The demo simply displays the service status and the return value from the remote service, but given this information I can do some interesting things.
  • I can make the OSGi service consumer aware and avoid services that are not OK to invoke. Standard OSGi service mechanics allow me to switch to another service without much ado. 
  • I can go even further and add a mechanism in the OSGi framework that automatically hides services if they are not OK to invoke.
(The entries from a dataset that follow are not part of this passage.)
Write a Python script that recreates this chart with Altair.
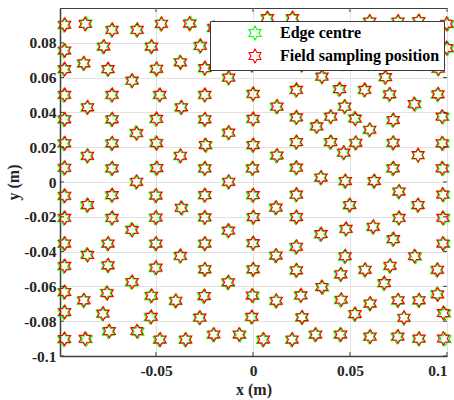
import altair as alt
import pandas as pd

# Field sampling positions (mm)
x_mm = [
    -97, -86.6, -72.5, -59.6, -47.1, -32.8, -20.1, 7.6, 20.5, 60.3, 74.9, 85.6, 99.8,
    -97, -76.8, -52.2, -27.0, 99.8,
    -97, -87.1, -74.6, -49.6, -37.3, -24.7, -0.4, 13.0, 25.3, 46.5, 60.3, 74.9, 85.6, 95.7,
    -62.2, -12.4, 35.7, 68.4,
    -97, -72.5, -47.9, -24.7, 0.2, 22.5, 44.8, 57.7, 70.6, 95.5,
    83.0, -85.2, -36.8, 12.5, 47.4,
    -97, -72.5, -49.6, -24.7, 0.2, 22.5, 40.2, 52.8, 72.4, 97.4,
    -59.9, -12.4, 33.0, 60.3,
    -97, -72.5, -49.6, -24.7, 0.2, 22.5, 40.2, 53.1, 72.4, 97.4,
    -85.2, -37.3, 12.5, 46.9, 85.1,
    -97, -72.5, -49.5, -24.7, -0.1, 22.5, 72.4, 97.4,
    35.2, -59.9, -12.4, 47.7, 62.6,
    -97, -72.5, -49.9, -24.7, 0.2, 22.5, 75.4, 97.7,
    -85.2, -37.1, 12.0, 50.0, 85.2,
    -97, -72.5, -49.9, -24.7, 0.3, 22.5, 75.4, 97.8,
    -62.2, -12.5, 35.2, 48.1, 62.1, 72.5,
    -97, -74.6, -49.9, -24.7, 0.2, 22.5, 97.8,
    -85.2, -37.3, 12.0, 47.6, 83.2,
    -97, -74.6, -49.9, -24.7, 0.2, 22.5, 45.4, 57.9, 70.8, 95.2,
    -62.2, -12.6, 35.4, 67.8,
    -97, -87.1, -75.1, -52.2, -39.7, -25.0, -0.5, 12.1, 24.8, 45.6, 60.5, 74.9, 85.7, 95.3,
    -97, -77.2, -52.4, -27.3, -0.5, 25.4, 52.7, 77.9, 98.1,
    -74.0, -59.9, -20.1, -7.2, 32.4, 45.3, 60.5, 74.8,
    -97.1, -86.6, -47.8, -34.6, 5.5, 20.3, 85.7, 98.1,
]
y_mm = [
    90.4, 90.8, 87.5, 87.5, 91.0, 91.0, 88.7, 94.2, 94.2, 92.3, 92.3, 92.6, 91.0,
    75.6, 77.9, 77.9, 78.3, 77.0,
    64.9, 68.3, 64.9, 65.1, 68.7, 65.5, 67.4, 70.2, 67.4, 68.3, 68.3, 68.3, 68.3, 65.2,
    58.3, 60.0, 60.6, 60.3,
    50.1, 50.1, 50.1, 50.1, 50.7, 53.0, 53.4, 53.0, 50.5, 50.5,
    44.9, 43.0, 43.0, 43.4, 43.4,
    36.1, 36.1, 36.3, 36.1, 36.3, 37.2, 37.6, 36.3, 35.7, 37.6,
    28.0, 28.4, 32.0, 30.1,
    22.3, 22.3, 22.3, 21.3, 21.3, 23.0, 23.0, 22.6, 22.6, 22.3,
    15.1, 15.1, 15.3, 16.9, 15.5,
    8.2, 7.9, 8.1, 7.9, 7.9, 8.3, 7.9, 7.9,
    2.6, 0.2, 0.2, 0.6, 0.6,
    -7.9, -7.5, -7.7, -7.5, -7.5, -7.2, -5.4, -7.2,
    -13.2, -14.8, -14.7, -13.2, -13.2,
    -20.6, -20.6, -20.4, -20.3, -20.1, -20.1, -20.6, -20.6,
    -27.6, -27.9, -29.9, -26.9, -25.7, -32.8,
    -35.3, -35.3, -35.3, -35.3, -35.1, -37.2, -35.3,
    -42.0, -42.4, -42.2, -42.6, -42.6,
    -48.2, -47.8, -49.2, -50.1, -50.1, -50.7, -53.0, -50.4, -48.1, -50.4,
    -57.4, -57.6, -60.3, -58.1,
    -63.2, -67.9, -63.9, -65.3, -68.2, -65.5, -65.2, -68.2, -65.1, -67.6, -69.8, -67.9, -67.9, -64.6,
    -74.7, -75.6, -77.5, -77.9, -77.5, -77.7, -75.8, -78.0, -75.3,
    -85.7, -85.7, -87.6, -87.6, -87.6, -87.6, -88.8, -88.8,
    -90.2, -90.1, -90.5, -90.5, -90.5, -90.5, -90.0, -90.0,
]
# Edge centres: shift of each green marker from its red one (mm)
green_dx_mm = [
    -0.5, 0.6, -0.5, -0.5, -0.4, 0.6, -0.5, -0.5, -0.5, -0.5, -0.5, -0.5, 0.6,
    -0.6, -0.6, -0.5, -0.6, 0.6,
    -0.6, -0.5, -0.5, -0.5, -0.5, -0.5, -0.5, -0.5, -0.5, -0.5, -0.5, -0.5, -0.5, -0.5,
    -0.5, -0.5, -0.5, -0.5,
    -0.6, -0.6, -0.6, -0.5, -0.5, -0.5, -0.6, -0.5, -0.6, -0.6,
    0.6, -0.4, -0.5, -0.6, -0.5,
    -0.6, -0.6, -0.6, -0.5, -0.5, -0.5, -0.5, -0.6, -0.5, 0.6,
    -0.6, -0.5, -0.6, -0.5,
    -0.6, -0.6, -0.6, 0.6, -0.5, -0.5, -0.6, -0.5, -0.5, 0.6,
    -0.5, -0.5, -0.6, -0.5, 0.0,
    -0.6, -0.6, -0.6, -0.5, -0.5, -0.6, -0.6, 0.6,
    -0.5, -0.5, -0.5, -0.5, -0.5,
    -0.6, -0.6, -0.6, -0.5, -0.6, -0.5, -0.5, 0.6,
    -0.6, 0.6, -0.6, -0.6, -0.5,
    -0.6, -0.6, -0.6, -0.5, -0.5, -0.5, -0.5, 0.6,
    -0.6, -0.6, -0.6, -0.5, -0.5, -0.6,
    -0.6, -0.5, -0.5, -0.5, -0.5, -0.6, 0.6,
    -0.6, -0.5, -0.6, -0.5, 0.6,
    -0.6, -0.5, -0.6, -0.5, -0.5, -0.5, -0.5, -0.5, -0.5, -0.6,
    -0.6, -0.6, 0.6, -0.6,
    -0.6, -0.5, -0.6, -0.6, -0.5, -0.6, 0.6, -0.5, -0.5, -0.6, -0.5, -0.5, -0.5, -0.6,
    -0.6, -0.5, -0.6, -0.5, -0.5, -0.5, -0.5, -0.3, 0.8,
    -0.6, 0.6, -0.6, 0.6, -0.6, -0.6, -0.6, -0.6,
    -0.5, 0.7, -0.6, -0.5, -0.6, -0.5, -0.5, 0.9,
]
green_dy_mm = [
    -0.3, 0.3, -0.3, -0.3, -0.3, 0.3, -0.3, -0.3, -0.3, -0.3, -0.3, -0.3, -0.3,
    -0.3, -0.3, -0.3, -0.3, -0.3,
    -0.3, -0.3, -0.3, -0.3, 0.3, -0.3, -0.3, -0.3, -0.3, -0.3, -0.3, -0.3, -0.3, -0.3,
    -0.3, -0.3, -0.3, -0.3,
    -0.3, -0.3, -0.3, -0.3, -0.3, -0.3, -0.3, -0.3, -0.3, -0.3,
    -0.3, -0.3, -0.3, -0.3, -0.3,
    -0.3, -0.3, -0.3, -0.3, -0.3, -0.3, -0.3, 0.3, -0.3, -0.3,
    0.3, -0.3, -0.3, -0.3,
    -0.3, -0.3, 0.3, -0.3, -0.3, -0.3, -0.3, -0.3, -0.3, -0.3,
    -0.3, -0.3, -0.3, -0.3, -0.3,
    -0.3, -0.3, -0.3, -0.3, -0.3, -0.3, -0.3, -0.3,
    -0.3, -0.3, -0.3, -0.3, -0.3,
    -0.3, -0.3, -0.3, -0.3, -0.3, -0.3, -0.3, -0.3,
    -0.3, -0.3, -0.3, -0.3, -0.3,
    -0.3, -0.3, -0.3, -0.3, -0.3, -0.3, -0.3, -0.3,
    0.3, -0.3, -0.3, -0.3, -0.3, -0.3,
    -0.3, -0.3, -0.3, -0.3, -0.3, -0.3, -0.3,
    0.3, -0.3, -0.3, -0.3, -0.3,
    -0.3, -0.3, -0.3, -0.3, -0.3, -0.3, -0.3, -0.3, -0.3, -0.3,
    -0.3, -0.3, -0.3, -0.3,
    -0.3, -0.3, 0.3, -0.3, -0.3, -0.3, -0.3, -0.3, -0.3, -0.3, -0.3, -0.3, -0.3, 0.3,
    -0.3, -0.3, -0.3, -0.3, -0.3, -0.3, -0.3, -0.3, -0.3,
    -0.3, -0.3, -0.3, -0.3, -0.3, -0.3, -0.3, -0.3,
    -0.3, -0.3, -0.3, -0.3, -0.3, -0.3, -0.3, -0.3,
]
assert len(x_mm) == len(y_mm) == len(green_dx_mm) == len(green_dy_mm), (
    len(x_mm), len(y_mm), len(green_dx_mm), len(green_dy_mm))

series = ["Edge centre", "Field sampling position"]
colors = ["#00ff00", "#ff0000"]
x_ticks = [-0.05, 0, 0.05, 0.1]
y_ticks = [-0.1, -0.08, -0.06, -0.04, -0.02, 0, 0.02, 0.04, 0.06, 0.08]

rows = []
for xv, yv, dx, dy in zip(x_mm, y_mm, green_dx_mm, green_dy_mm):
    rows.append({"x": (xv + dx) / 1000, "y": (yv + dy) / 1000, "series": series[0]})
for xv, yv in zip(x_mm, y_mm):
    rows.append({"x": xv / 1000, "y": yv / 1000, "series": series[1]})
df = pd.DataFrame(rows)

STAR = ("M0,-1L0.2887,-0.5L0.866,-0.5L0.5774,0L0.866,0.5L0.2887,0.5L0,1"
        "L-0.2887,0.5L-0.866,0.5L-0.5774,0L-0.866,-0.5L-0.2887,-0.5Z")
FONT = "Liberation Serif"
W, H = 387, 348
MSIZE = 190

xs = alt.Scale(domain=[-0.0995, 0.1], nice=False, zero=False)
ys = alt.Scale(domain=[-0.1, 0.1], nice=False, zero=False)
lab = "replace(format(datum.value, '.2~f'), '\u2212', '-')"
x_axis = alt.Axis(values=x_ticks, labelExpr=lab, labelFlush=True,
                  labelOverlap=False, labelPadding=7, titlePadding=3)
y_axis = alt.Axis(values=y_ticks, labelExpr=lab, labelFlush=False,
                  labelOverlap=False, labelPadding=4, titlePadding=2)
X = lambda f: alt.X(f, scale=xs, title="x (m)", axis=x_axis)
Y = lambda f: alt.Y(f, scale=ys, title="y (m)", axis=y_axis)

points = alt.Chart(df).mark_point(
    shape=STAR, size=MSIZE, filled=False, strokeWidth=1.1, opacity=1
).encode(
    x=X("x:Q"),
    y=Y("y:Q"),
    color=alt.Color("series:N", scale=alt.Scale(domain=series, range=colors),
                    legend=alt.Legend(
                        title=None, orient="none", legendX=150, legendY=13,
                        direction="vertical", fillColor="white", strokeColor="#3a3a3a",
                        padding=4, symbolOffset=33, labelOffset=17,
                        labelFont=FONT, labelFontWeight="bold", labelFontSize=16,
                        labelColor="black", labelLimit=400, rowPadding=3,
                        symbolSize=MSIZE, symbolStrokeWidth=1.1, symbolType=STAR,
                        symbolFillColor="transparent")),
)

xt = pd.DataFrame({"x": x_ticks})
yt = pd.DataFrame({"y": y_ticks})
tick_col = "#404040"
xtick_b = alt.Chart(xt).mark_rule(color=tick_col, strokeWidth=1).encode(
    x=X("x:Q"), y=alt.value(H), y2=alt.value(H - 4))
xtick_t = alt.Chart(xt).mark_rule(color=tick_col, strokeWidth=1).encode(
    x=X("x:Q"), y=alt.value(0), y2=alt.value(4))
ytick_l = alt.Chart(yt).mark_rule(color=tick_col, strokeWidth=1).encode(
    y=Y("y:Q"), x=alt.value(0), x2=alt.value(4))
ytick_r = alt.Chart(yt).mark_rule(color=tick_col, strokeWidth=1).encode(
    y=Y("y:Q"), x=alt.value(W), x2=alt.value(W - 4))

chart = alt.layer(points, xtick_b, xtick_t, ytick_l, ytick_r).properties(
    width=W, height=H,
    padding={"left": 60, "top": 8, "right": 7, "bottom": 44},
    autosize=alt.AutoSizeParams(type="none"),
).configure_view(
    stroke="#404040", strokeWidth=1
).configure_axis(
    labelFont=FONT, labelFontWeight="bold", labelFontSize=15.5, labelColor="#262626",
    titleFont=FONT, titleFontWeight="bold", titleFontSize=16, titleColor="#262626",
    grid=True, gridColor="#e2e2e2", gridWidth=1,
    domainColor="#404040", domainWidth=1.5, ticks=False,
)

chart.save("out.html", embed_options={"renderer": "svg", "actions": False})
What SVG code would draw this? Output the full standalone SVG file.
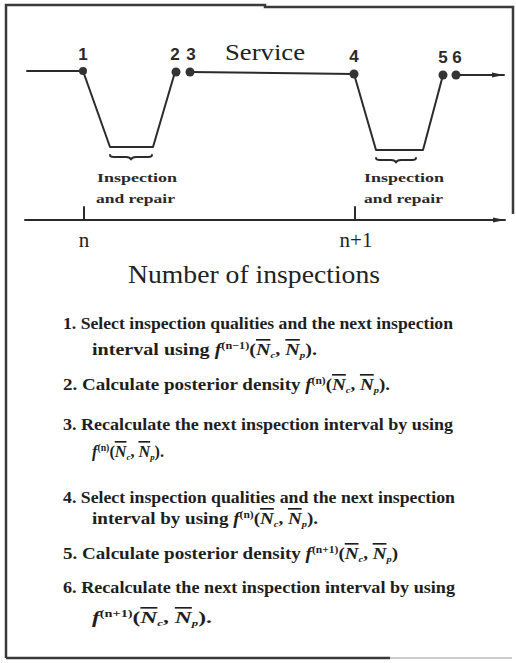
<svg xmlns="http://www.w3.org/2000/svg" width="516" height="663" viewBox="0 0 516 663">
<style>
.ln{fill:none;stroke:#2b2b2b;stroke-width:2;stroke-linecap:round;stroke-linejoin:round}
.fr{fill:none;stroke:#3a3a3a;stroke-width:2.5}
.pt{fill:#333}
.num{font-family:"Liberation Sans",Arial,sans-serif;font-size:17px;font-weight:bold;fill:#2a2a2a;text-anchor:middle}
.big{font-family:"Liberation Serif","Times New Roman",serif;fill:#222}
.ir{font-family:"Liberation Serif","Times New Roman",serif;font-size:13px;font-weight:bold;fill:#2a2a2a}
.li{font-family:"Liberation Serif","Times New Roman",serif;font-size:16.5px;font-weight:bold;fill:#1e1e1e}
.m{font-style:italic}
.ov{text-decoration:overline}
.sup{font-size:10px}
.sub{font-size:9px;font-style:italic}
</style>
<defs>
<marker id="arr" viewBox="0 0 12 6" refX="12" refY="3" markerWidth="12" markerHeight="6" markerUnits="userSpaceOnUse" orient="auto">
<path d="M0,0.5 L12,3 L0,5.5 Z" fill="#2b2b2b"/>
</marker>
</defs>
<rect width="516" height="663" fill="#ffffff"/>
<g id="frame">
<path class="fr" d="M6,658 V5 H265 V7 H513 V214"/>
<path class="fr" d="M6,658 H390"/>
<path d="M390,658 H512" stroke="#9a9a9a" stroke-width="1.2" fill="none"/>
</g>
<g id="connectors">
<path class="ln" d="M27,71 H83"/>
<path class="ln" d="M83,71 L110,147 H153 L175,72"/>
<path class="ln" d="M190,72 L354,74"/>
<path class="ln" d="M354,74 L376,150 H423 L443,75"/>
<path class="ln" d="M456,75 L504,75" marker-end="url(#arr)"/>
<path class="ln" d="M110,155 q0,2 4,2 h12 q4,0 5,2.5 q1,-2.5 5,-2.5 h12 q4,0 4,-2" stroke-width="1.6"/>
<path class="ln" d="M376,158 q0,2 4,2 h11 q4,0 5,2.5 q1,-2.5 5,-2.5 h11 q4,0 4,-2" stroke-width="1.6"/>
</g>
<g id="p1"><circle class="pt" cx="83" cy="71" r="4"/><text class="num" x="83" y="60">1</text></g>
<g id="p2"><circle class="pt" cx="176" cy="72" r="4.5"/><text class="num" x="175" y="60">2</text></g>
<g id="p3"><circle class="pt" cx="190" cy="72" r="4.5"/><text class="num" x="191" y="60">3</text></g>
<g id="p4"><circle class="pt" cx="354" cy="74" r="4.5"/><text class="num" x="354" y="62">4</text></g>
<g id="p5"><circle class="pt" cx="443" cy="75" r="4.5"/><text class="num" x="443" y="63">5</text></g>
<g id="p6"><circle class="pt" cx="456" cy="75" r="4.5"/><text class="num" x="457" y="63">6</text></g>
<g id="service-label"><text class="big" x="225" y="60" font-size="24" textLength="80" lengthAdjust="spacingAndGlyphs">Service</text></g>
<g id="repair1">
<text class="ir" x="97" y="182" textLength="80" lengthAdjust="spacingAndGlyphs">Inspection</text>
<text class="ir" x="96" y="203" textLength="79" lengthAdjust="spacingAndGlyphs">and repair</text>
</g>
<g id="repair2">
<text class="ir" x="364" y="182" textLength="80" lengthAdjust="spacingAndGlyphs">Inspection</text>
<text class="ir" x="364" y="203" textLength="79" lengthAdjust="spacingAndGlyphs">and repair</text>
</g>
<g id="axis">
<path class="ln" d="M25,220 H505" marker-end="url(#arr)"/>
<path class="ln" d="M84,207 V220"/>
<path class="ln" d="M355,207 V220"/>
<text class="big" x="84" y="247" font-size="21" text-anchor="middle">n</text>
<text class="big" x="356" y="247" font-size="21" text-anchor="middle">n+1</text>
<text class="big" x="128" y="283" font-size="26" textLength="252" lengthAdjust="spacingAndGlyphs">Number of inspections</text>
</g>
<g id="step1">
<text class="li" x="63" y="329" textLength="390" lengthAdjust="spacingAndGlyphs">1. Select inspection qualities and the next inspection</text>
<text class="li" x="92" y="355" textLength="225" lengthAdjust="spacingAndGlyphs">interval using <tspan class="m">f</tspan><tspan class="sup" dy="-6">(n−1)</tspan><tspan dy="6">(</tspan><tspan class="m ov">N</tspan><tspan class="sub" dy="3">c</tspan><tspan dy="-3">, </tspan><tspan class="m ov">N</tspan><tspan class="sub" dy="3">p</tspan><tspan dy="-3">).</tspan></text>
</g>
<g id="step2">
<text class="li" x="63" y="390" textLength="327" lengthAdjust="spacingAndGlyphs">2. Calculate posterior density <tspan class="m">f</tspan><tspan class="sup" dy="-6">(n)</tspan><tspan dy="6">(</tspan><tspan class="m ov">N</tspan><tspan class="sub" dy="3">c</tspan><tspan dy="-3">, </tspan><tspan class="m ov">N</tspan><tspan class="sub" dy="3">p</tspan><tspan dy="-3">).</tspan></text>
</g>
<g id="step3">
<text class="li" x="63" y="430" textLength="390" lengthAdjust="spacingAndGlyphs">3. Recalculate the next inspection interval by using</text>
<text class="li" x="92" y="457" textLength="72" lengthAdjust="spacingAndGlyphs"><tspan class="m">f</tspan><tspan class="sup" dy="-6">(n)</tspan><tspan dy="6">(</tspan><tspan class="m ov">N</tspan><tspan class="sub" dy="3">c</tspan><tspan dy="-3">, </tspan><tspan class="m ov">N</tspan><tspan class="sub" dy="3">p</tspan><tspan dy="-3">).</tspan></text>
</g>
<g id="step4">
<text class="li" x="63" y="503" textLength="392" lengthAdjust="spacingAndGlyphs">4. Select inspection qualities and the next inspection</text>
<text class="li" x="92" y="524" textLength="226" lengthAdjust="spacingAndGlyphs">interval by using <tspan class="m">f</tspan><tspan class="sup" dy="-6">(n)</tspan><tspan dy="6">(</tspan><tspan class="m ov">N</tspan><tspan class="sub" dy="3">c</tspan><tspan dy="-3">, </tspan><tspan class="m ov">N</tspan><tspan class="sub" dy="3">p</tspan><tspan dy="-3">).</tspan></text>
</g>
<g id="step5">
<text class="li" x="63" y="559" textLength="335" lengthAdjust="spacingAndGlyphs">5. Calculate posterior density <tspan class="m">f</tspan><tspan class="sup" dy="-6">(n+1)</tspan><tspan dy="6">(</tspan><tspan class="m ov">N</tspan><tspan class="sub" dy="3">c</tspan><tspan dy="-3">, </tspan><tspan class="m ov">N</tspan><tspan class="sub" dy="3">p</tspan><tspan dy="-3">)</tspan></text>
</g>
<g id="step6">
<text class="li" x="63" y="593" textLength="392" lengthAdjust="spacingAndGlyphs">6. Recalculate the next inspection interval by using</text>
<text class="li" x="92" y="623" textLength="120" lengthAdjust="spacingAndGlyphs"><tspan class="m">f</tspan><tspan class="sup" dy="-6">(n+1)</tspan><tspan dy="6">(</tspan><tspan class="m ov">N</tspan><tspan class="sub" dy="3">c</tspan><tspan dy="-3">, </tspan><tspan class="m ov">N</tspan><tspan class="sub" dy="3">p</tspan><tspan dy="-3">).</tspan></text>
</g>
</svg>
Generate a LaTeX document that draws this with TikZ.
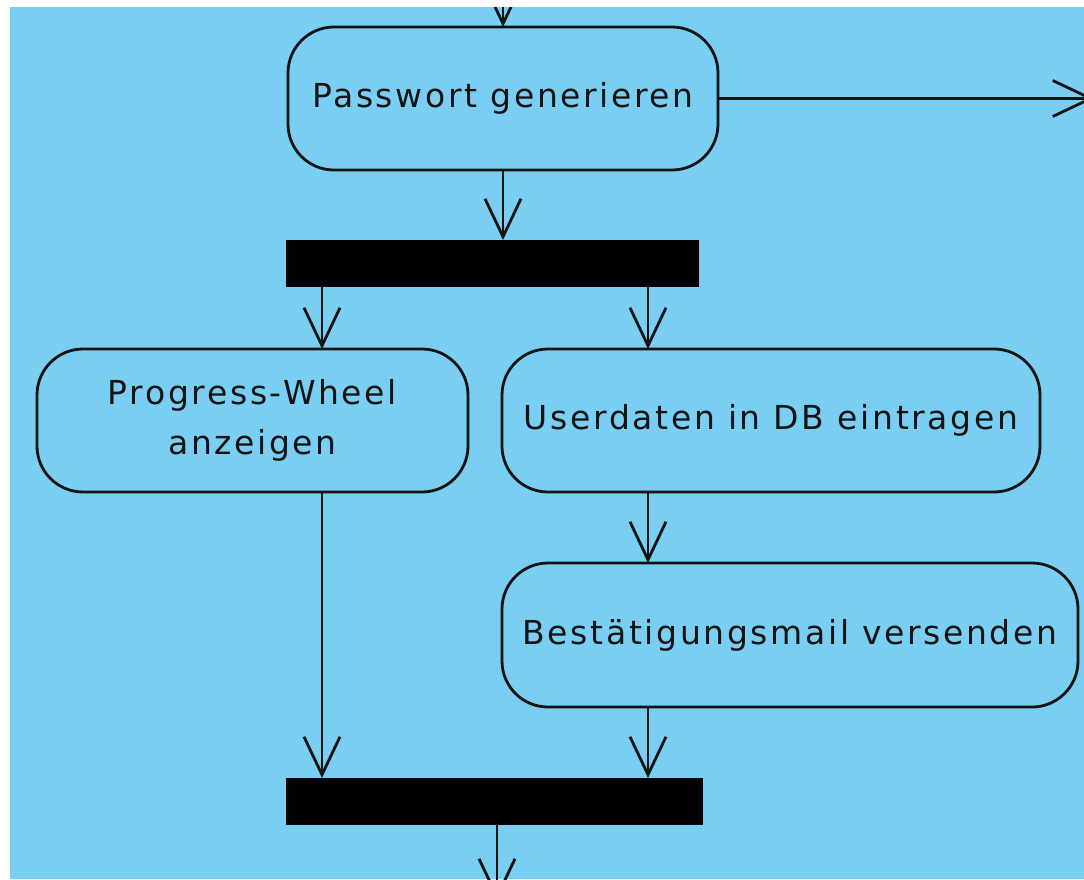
\documentclass[tikz,border=0pt]{standalone}
\usepackage{fontspec}
\setmainfont[LetterSpace=8]{DejaVu Sans}
\usetikzlibrary{arrows.meta,calc}
\definecolor{bgblue}{RGB}{122,206,242}
\definecolor{ink}{RGB}{20,20,20}
\tikzset{
  action/.style={draw=ink, line width=2.8pt, rounded corners=46pt, inner sep=0pt, outer sep=0pt,
    minimum height=143pt, align=center, text=ink, font=\fontsize{33}{50}\selectfont},
  bar/.style={fill=black, draw=black, line width=1pt, inner sep=0pt, outer sep=0pt, minimum height=46pt},
  flow/.style={draw=ink, line width=2.8pt, -{Straight Barb[length=38pt,width=36pt,line width=2.8pt]}}
}
\begin{document}
\begin{tikzpicture}[x=1pt,y=-1pt]
\useasboundingbox (0,0) rectangle (1084,879);
\fill[white] (0,0) rectangle (1084,879);
\fill[bgblue] (10,7) rectangle (1084,879);
\begin{scope}
\clip (10,7) rectangle (1084,879);
\node[action, minimum width=430pt] (pw) at (503,98.5) {Passwort generieren};
\node[bar, minimum width=412pt] (bar1) at (492,263) {};
\node[action, minimum width=431pt] (wheel) at (252.5,420.5) {Progress-Wheel\\anzeigen};
\node[action, minimum width=538pt] (db) at (771,420.5) {Userdaten in DB eintragen};
\node[action, minimum width=576pt, minimum height=144pt] (mail) at (790,635) {Bestätigungsmail versenden};
\node[bar, minimum width=416pt] (bar2) at (494,801) {};
\coordinate (in) at (503,-20);
\coordinate (out) at (1094,98.5);
\coordinate (end) at (497,900);
\coordinate (cl) at (322,0);
\coordinate (cr) at (648,0);
\draw[flow] (in) -- (pw.north);
\draw[flow] (pw.east) -- (out);
\draw[flow] (pw.south) -- (pw.south |- bar1.north);
\draw[flow] (bar1.south -| cl) -- (wheel.north -| cl);
\draw[flow] (bar1.south -| cr) -- (db.north -| cr);
\draw[flow] (db.south -| cr) -- (mail.north -| cr);
\draw[flow] (wheel.south -| cl) -- (bar2.north -| cl);
\draw[flow] (mail.south -| cr) -- (bar2.north -| cr);
\draw[flow] (bar2.south -| end) -- (end);
\end{scope}
\end{tikzpicture}
\end{document}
I wrote a blog post a while ago on how that can be done: Altering OSGi Service Lookups with Service Registry Hooks - the standard OSGi Service Registry Hooks allow you to do things like this.

Do it yourself!

I have updated osgi-cloud-infra (and its source) with the changes to the OSGiFramework service. The bundles in this project are also updated to contain the Monitor Admin service implementation and the changes to CXF-DOSGi that I made on my branch to support the RemoteServiceFactory.

Additionally I updated the demo bundles in osgi-cloud-disco-demo to implement the RemoteServiceFactory, add Service Variables and update the webui as above.

There are no changes to the discovery server component.

Instructions to run it all are identical to what was described in the previous blog post - just follow the steps from 'try it out' in that post and you'll see it in action.
Note that it's possible that this code will be updated in the future. I've tagged this version as 0.2 in git.